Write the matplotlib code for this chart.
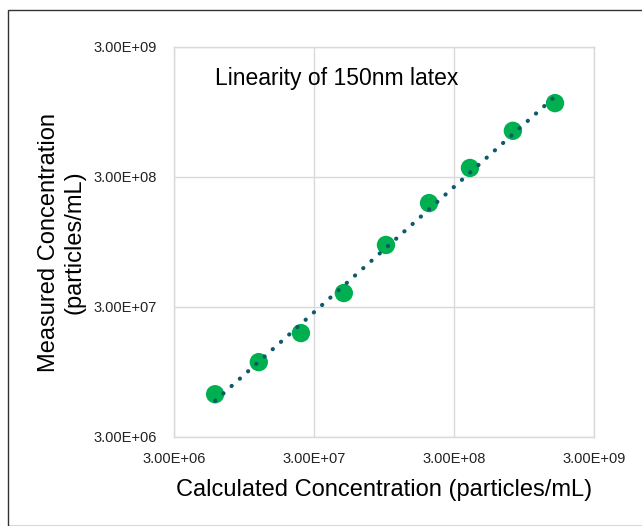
import numpy as np
import matplotlib
matplotlib.use("Agg")
import matplotlib.pyplot as plt
from matplotlib.patches import Rectangle

plt.rcParams['font.family'] = ['Liberation Sans', 'DejaVu Sans']

calculated = [5.9e6, 1.21e7, 2.42e7, 4.9e7, 9.8e7, 1.99e8, 3.9e8, 7.9e8, 1.58e9]
measured = [6.4e6, 1.13e7, 1.89e7, 3.84e7, 9.0e7, 1.89e8, 3.52e8, 6.8e8, 1.11e9]
ticks = [3e6, 3e7, 3e8, 3e9]
tick_labels = ["3.00E+06", "3.00E+07", "3.00E+08", "3.00E+09"]
title = "Linearity of 150nm latex"
xlabel = "Calculated Concentration (particles/mL)"
ylabel = "Measured Concentration\n(particles/mL)"

fig = plt.figure(figsize=(6.42, 5.26), dpi=100)
ax = fig.add_axes([174/642, 1-437/526, 420/642, 390/526])

# power trendline (fit in log space)
lx = np.log10(calculated)
ly = np.log10(measured)
b, a = np.polyfit(lx, ly, 1)
xt = np.logspace(lx.min(), lx.max(), 100)
yt = 10**(a + b*np.log10(xt))

ax.scatter(calculated, measured, s=175, color='#00B050', zorder=3, edgecolors='none')
ax.plot(xt, yt, linestyle=(0, (0.05, 2.6)), color='#0E5A6B', linewidth=3.0, zorder=4,
        dash_capstyle='round')

ax.set_xscale('log')
ax.set_yscale('log')
ax.set_xlim(3e6, 3e9)
ax.set_ylim(3e6, 3e9)
ax.set_xticks(ticks)
ax.set_xticklabels(tick_labels)
ax.set_yticks(ticks)
ax.set_yticklabels(tick_labels)
ax.minorticks_off()
ax.tick_params(length=0, labelsize=10.5, colors='#222222')
ax.tick_params(axis='x', pad=11)
ax.tick_params(axis='y', pad=12)
ax.grid(True, color='#D9D9D9', linewidth=1.0)
ax.set_axisbelow(True)
for s in ax.spines.values():
    s.set_color('#D9D9D9')
    s.set_linewidth(1.0)

ax.set_xlabel(xlabel, fontsize=17, labelpad=9)
ax.set_ylabel(ylabel, fontsize=17, labelpad=6, linespacing=1.2)
ax.text(0.098, 0.92, title, transform=ax.transAxes, fontsize=16.5, va='center', ha='left')

fig.patches.append(Rectangle((8/642, 0), 1, 1-10/526, transform=fig.transFigure,
                             fill=False, edgecolor='#333333', linewidth=1.0))

fig.savefig("out.png", dpi=100)
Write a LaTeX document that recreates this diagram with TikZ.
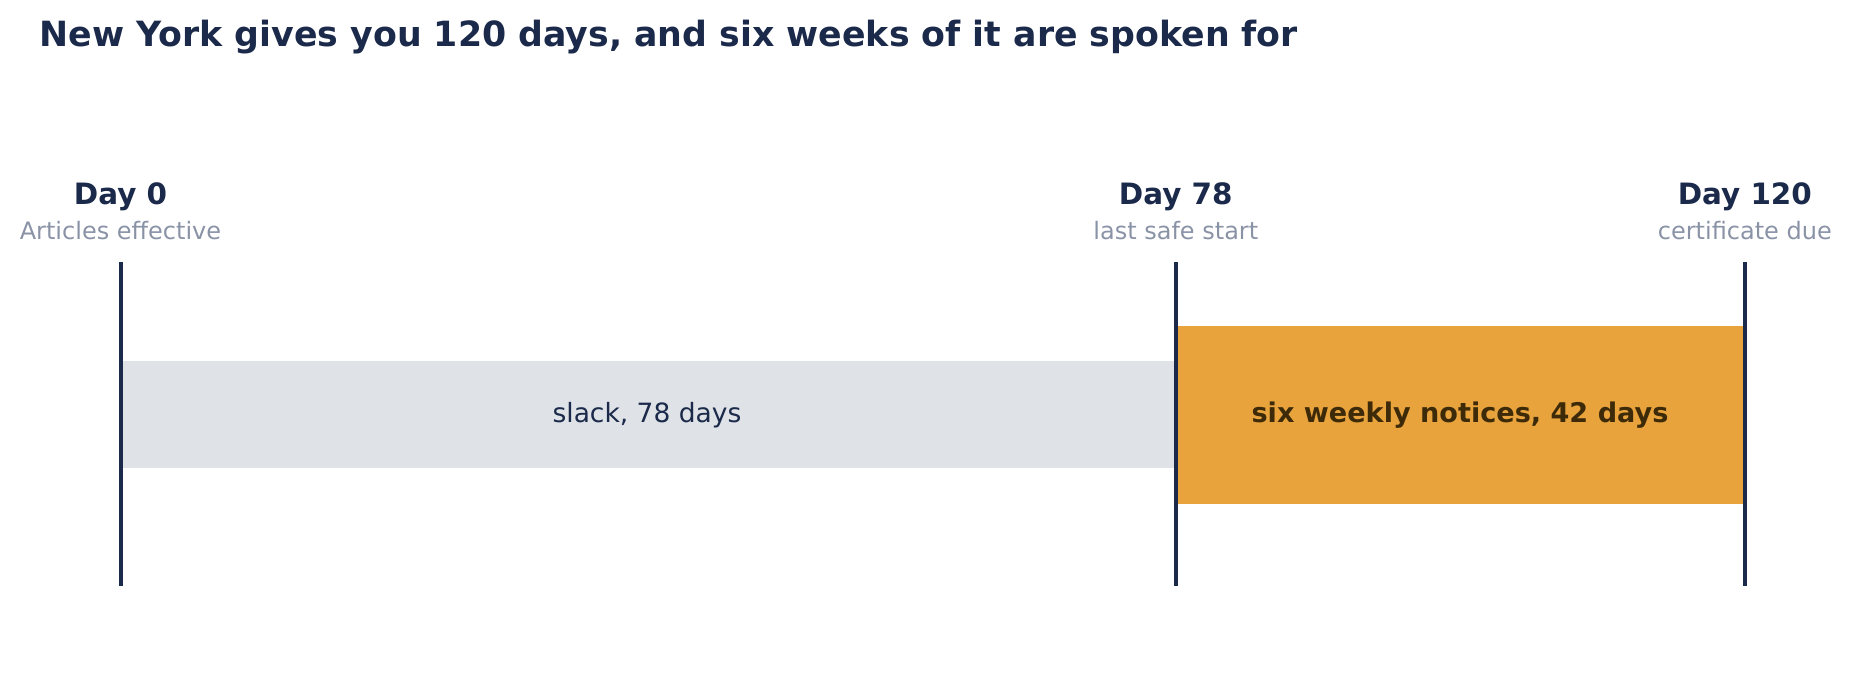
\documentclass[tikz,border=0pt]{standalone}
\usepackage{fontspec}
\setmainfont{DejaVu Sans}
\definecolor{navy}{HTML}{1B2A4A}
\definecolor{subgray}{HTML}{8A93A6}
\definecolor{slackgray}{HTML}{DFE2E6}
\definecolor{orangebar}{HTML}{E8A33C}
\definecolor{orangetext}{HTML}{3D2A08}
\begin{document}
\begin{tikzpicture}[x=1pt,y=-1pt,
  daylabel/.style={anchor=base,inner sep=0pt,text=navy,font=\fontsize{29.4}{32}\selectfont\bfseries},
  sublabel/.style={anchor=base,inner sep=0pt,text=subgray,font=\fontsize{24}{28}\selectfont},
  marker/.style={draw=navy,line width=4pt},
  slackbar/.style={fill=slackgray,draw=none},
  busybar/.style={fill=orangebar,draw=none}]
\useasboundingbox (0,0) rectangle (1851,680);
% title
\node[anchor=base west,inner sep=0pt,text=navy,font=\fontsize{34.75}{40}\selectfont\bfseries] (title) at (39.5,46) {New York gives you 120 days, and six weeks of it are spoken for};
% bars
\fill[slackbar] (122,361) rectangle (1174,467.5);
\fill[busybar] (1176,326) rectangle (1744,504);
\node[anchor=base,inner sep=0pt,text=navy,font=\fontsize{26.5}{30}\selectfont] (slack) at (647,422.7) {slack, 78 days};
\node[anchor=base,inner sep=0pt,text=orangetext,font=\fontsize{27.1}{30}\selectfont\bfseries] (busy) at (1460,422.5) {six weekly notices, 42 days};
% markers
\coordinate (a0) at (120.5,262); \coordinate (b0) at (120.5,585.5);
\coordinate (a1) at (1175.8,262); \coordinate (b1) at (1175.8,585.5);
\coordinate (a2) at (1744.8,262); \coordinate (b2) at (1744.8,585.5);
\draw[marker] (a0) -- (b0);
\draw[marker] (a1) -- (b1);
\draw[marker] (a2) -- (b2);
% labels
\node[daylabel] (d0) at (120.5,204.3) {Day 0};
\node[sublabel] (s0) at (120.5,239) {Articles effective};
\node[daylabel] (d1) at (1175.8,204.3) {Day 78};
\node[sublabel] (s1) at (1175.8,239) {last safe start};
\node[daylabel] (d2) at (1744.8,204.3) {Day 120};
\node[sublabel] (s2) at (1744.8,239) {certificate due};
\end{tikzpicture}
\end{document}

-=-=-

Goal:
Leave out any pictures and return exactly the lines from the beginning of the data through the line with "s.set_linewidth(1.0)", inclusive.

Problem solution:
Write the matplotlib code for this chart.
import numpy as np
import matplotlib
matplotlib.use("Agg")
import matplotlib.pyplot as plt
from matplotlib.patches import Rectangle

plt.rcParams['font.family'] = ['Liberation Sans', 'DejaVu Sans']

calculated = [5.9e6, 1.21e7, 2.42e7, 4.9e7, 9.8e7, 1.99e8, 3.9e8, 7.9e8, 1.58e9]
measured = [6.4e6, 1.13e7, 1.89e7, 3.84e7, 9.0e7, 1.89e8, 3.52e8, 6.8e8, 1.11e9]
ticks = [3e6, 3e7, 3e8, 3e9]
tick_labels = ["3.00E+06", "3.00E+07", "3.00E+08", "3.00E+09"]
title = "Linearity of 150nm latex"
xlabel = "Calculated Concentration (particles/mL)"
ylabel = "Measured Concentration\n(particles/mL)"

fig = plt.figure(figsize=(6.42, 5.26), dpi=100)
ax = fig.add_axes([174/642, 1-437/526, 420/642, 390/526])

# power trendline (fit in log space)
lx = np.log10(calculated)
ly = np.log10(measured)
b, a = np.polyfit(lx, ly, 1)
xt = np.logspace(lx.min(), lx.max(), 100)
yt = 10**(a + b*np.log10(xt))

ax.scatter(calculated, measured, s=175, color='#00B050', zorder=3, edgecolors='none')
ax.plot(xt, yt, linestyle=(0, (0.05, 2.6)), color='#0E5A6B', linewidth=3.0, zorder=4,
        dash_capstyle='round')

ax.set_xscale('log')
ax.set_yscale('log')
ax.set_xlim(3e6, 3e9)
ax.set_ylim(3e6, 3e9)
ax.set_xticks(ticks)
ax.set_xticklabels(tick_labels)
ax.set_yticks(ticks)
ax.set_yticklabels(tick_labels)
ax.minorticks_off()
ax.tick_params(length=0, labelsize=10.5, colors='#222222')
ax.tick_params(axis='x', pad=11)
ax.tick_params(axis='y', pad=12)
ax.grid(True, color='#D9D9D9', linewidth=1.0)
ax.set_axisbelow(True)
for s in ax.spines.values():
    s.set_color('#D9D9D9')
    s.set_linewidth(1.0)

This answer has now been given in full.